Kim Klippert wants answers.

The proprietor of C & I Construction Ltd., a Mayo-based contractor, doesn’t understand how the Yukon government could privately sell a piece of land his company has been using for almost two decades.

For 19 years, Klippert’s company has been digging gravel out of a public quarry located at kilometre 49 on the Silver Trail in Mayo.

When the town’s main garbage dump was decommissioned back in the ‘80s, Klippert applied for a private pit land-use permit, and cleared a 240-metre swath of land for excavation.

“We went out 19 years ago, flagged the area and stripped it,” he said in an interview.

“I’ve got four legal land survey pins sitting right on my property now. The minister and the commissioner have not signed off on it.”

C & I paid $1.50 per cubic metre for industrial access to the site — significantly more than the $0.25 required for public use, he said.

Klippert thought he had “legal tenure.”

But when another Mayo resident applied for land immediately adjacent to the quarry in 2003, the federal department of Northern Development made a mapping error that got lost in the shuffle of devolution.

The applicant — a member of Mayo’s Ewing family — was offered a two-hectare parcel that overlapped the public quarry by 0.115 hectares.

The application was initially received in March 2003, pre-devolution, when land was still within the federal government’s jurisdiction, said lands branch director Lyle Henderson.

A month later, land was the Yukon’s responsibility.

“In April 2003 the applicants provided an acceptance letter, and the Yukon government was obligated to complete that land transaction,” Henderson said in an interview Thursday.

“Approximately 0.115 hectares of one corner of that public gravel pit was included within the mapping sketch that the federal government authorized for sale to Mr. and Mrs. Ewing.”

The dispute is a question of ownership, he said.

“(C & I) don’t own that pit,” said Henderson.

“There is currently no exclusive possession to that pit. They can continue to use the pit as they have before.

“We’ve also advised them that the pit has significant expansion potential, and the Yukon government is fully prepared, through its quarry development program, to extend the pit by a significant amount to free up or provide other granular material to their company, or any other contractors in the area.

“To date, we haven’t been asked to undertake that quarry pit expansion.”

But the section in question is clean land, free of buried garbage and perfect for making cement, said Klippert.

The Ewings want to build a house on the parcel they purchased from the government.

Klippert insists he doesn’t have an issue with his neighbours, but with the government process.

“How can it be given legal title when there is already tenure in place and the site that was originally applied for title was moved completely up on top of the gravel quarry, where there was a pre-existing claim?” he said.

“I want the applicant to reapply.
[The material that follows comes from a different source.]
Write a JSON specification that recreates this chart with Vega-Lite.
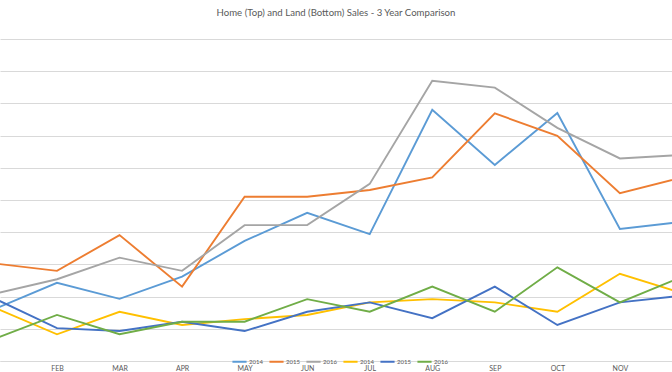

This way everything goes out front and we’ll know exactly what’s going on.

“I would have no opposition, if that were to be the proper procedure. But we were never notified of this prior, and we’re the only ones with anything at stake.

“What they’re doing is waiting for me to cave in and let it go.

“But I can’t. I’ve got too much invested on that gravel quarry, and I want to get to the bottom of it.”